Ispirarsi a un sottogenere di questo tipo ad oggi significa però rifarsi a classici dello stesso; il film cita spesso molti di essi, in particolare proprio “La bambola assassina“. Molte scene e sequenze lasciano intravedere uno sguardo del regista al reboot del 2019 del franchise horror. Le quasi doverose citazioni funzionano all’interno della pellicola, che a sua volta guadagna il suo posto all’interno di questo sottogenere.
“M3GAN” è un film senza grandi ambizioni, che tuttavia riesce a sorprendere nella sua semplicità. Le tematiche della perdita, dei legami ma anche di manipolazione e controllo sono affrontate in maniera adeguata, nonostante a volte risultino piuttosto superficiali. La vena fantascientifica amplifica un discorso di critica sociale che riguarda il mondo contemporaneo, oltre a conferire interessanti tratti futuristici al film. Una menzione d’onore spetta all’autocritica e il dark humor del film, che riescono nell’intento di strappare una risata allo spettatore. Gli stereotipi di cui fa volontariamente uso non sempre funzionano nel contesto; in alcuni casi, infatti, risultano una banalizzazione della storia. Ciò è delineato anche da alcuni spunti di trama che, dopo essere introdotti, restano approssimativi, senza un’effettivo sviluppo.

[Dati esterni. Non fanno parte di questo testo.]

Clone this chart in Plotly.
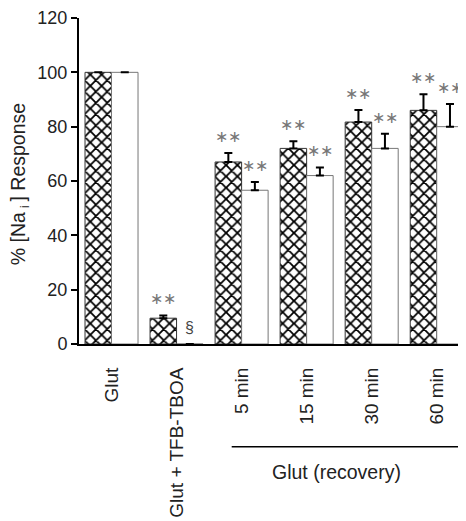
import plotly.graph_objects as go

categories = ["Glut", "Glut + TFB-TBOA", "5 min", "15 min", "30 min", "60 min"]
hatched_vals = [100, 9.5, 67, 72, 81.7, 86]
hatched_err = [0, 1.0, 3.3, 2.6, 4.4, 5.9]
white_vals = [100, 0, 56.6, 62, 72, 80]
white_err = [0, 0, 3.0, 3.0, 5.4, 8.3]
hatched_sig = ["", "**", "**", "**", "**", "**"]
white_sig = ["", "§", "**", "**", "**", "**"]
y_ticks = [0, 20, 40, 60, 80, 100, 120]

FONT = "Liberation Sans, Arial, sans-serif"
idx = list(range(len(categories)))


def err_arr(errs):
    return [e if e > 0 else None for e in errs]


fig = go.Figure()
fig.add_trace(go.Bar(
    x=idx, y=hatched_vals,
    marker=dict(color="white", line=dict(color="#333", width=1),
                pattern=dict(shape="x", fgcolor="black", fgopacity=1, bgcolor="white",
                             size=8, solidity=0.4)),
    error_y=dict(type="data", symmetric=False, array=err_arr(hatched_err),
                 arrayminus=[0]*6, color="black", thickness=2, width=4),
    showlegend=False,
))
fig.add_trace(go.Bar(
    x=idx, y=white_vals,
    marker=dict(color="white", line=dict(color="#777", width=1)),
    error_y=dict(type="data", symmetric=False, array=err_arr(white_err),
                 arrayminus=[0]*6, color="black", thickness=2, width=4),
    showlegend=False,
))

annotations = []
off = 0.204
for i in idx:
    if hatched_sig[i]:
        annotations.append(dict(x=i - off, y=hatched_vals[i] + hatched_err[i], xref="x", yref="y",
                                text="∗∗", showarrow=False, yanchor="bottom", yshift=6,
                                font=dict(size=16, color="#777", family=FONT)))
    if white_sig[i]:
        if white_sig[i] == "§":
            annotations.append(dict(x=i + off, y=white_vals[i], xref="x", yref="y",
                                    text="§", showarrow=False, yanchor="bottom", yshift=6,
                                    font=dict(size=16, color="#444", family=FONT)))
        else:
            annotations.append(dict(x=i + off, y=white_vals[i] + white_err[i], xref="x", yref="y",
                                    text="∗∗", showarrow=False, yanchor="bottom", yshift=6,
                                    font=dict(size=16, color="#777", family=FONT)))

PW, PH = 387, 326
# y-axis title
annotations.append(dict(x=-60/PW, y=0.49, xref="paper", yref="paper",
                        text="% [Na<sub> i </sub>] Response", textangle=-90, showarrow=False,
                        xanchor="center", yanchor="middle",
                        font=dict(size=19.5, color="#222", family=FONT)))
# group label
annotations.append(dict(x=(336.7-79)/PW, y=-(471.7-344)/PH, xref="paper", yref="paper",
                        text="Glut (recovery)", showarrow=False, xanchor="center", yanchor="middle",
                        font=dict(size=19.5, color="#222", family=FONT)))

fig.update_layout(
    width=458, height=513,
    margin=dict(l=71, r=0, t=10, b=177, autoexpand=False),
    plot_bgcolor="white", paper_bgcolor="white",
    barmode="group", bargap=0.185, bargroupgap=0,
    annotations=annotations,
    shapes=[dict(type="line", xref="paper", yref="paper",
                 x0=(231.7-79)/PW, x1=(460-79)/PW,
                 y0=-(446.7-344)/PH, y1=-(446.7-344)/PH,
                 line=dict(color="black", width=1.5))],
    xaxis=dict(range=[-0.5, 5.45], tickvals=idx, ticktext=categories, tickangle=-90,
               ticks="", showline=True, linecolor="black", linewidth=2,
               showgrid=False, zeroline=False, ticklabelstandoff=14, automargin=False,
               tickfont=dict(size=19, color="#222", family=FONT)),
    yaxis=dict(range=[0, 120], tickvals=y_ticks, ticks="outside", ticklen=6, tickwidth=1.5,
               tickcolor="black", showline=True, linecolor="black", linewidth=2,
               showgrid=False, zeroline=False, automargin=False,
               tickfont=dict(size=18, color="#222", family=FONT)),
)

fig.write_html("out.html")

Va infine ricordato positivamente lo sguardo al passato del sottogenere horror riguardante le “bambole assassine”, che il regista compie citando varie pellicole del passato. I riferimenti a Chucky, in particolare al reboot “La bambola assassina” del 2019, sono i più evidenti, soprattutto sul finale. In molti casi sono richiamati anche diversi stilemi del cinema horror anni ’80-’90; sebbene a primo impatto possano apparire come scelte registiche discutibili, si tratta in realtà di citazioni alla storia del genere.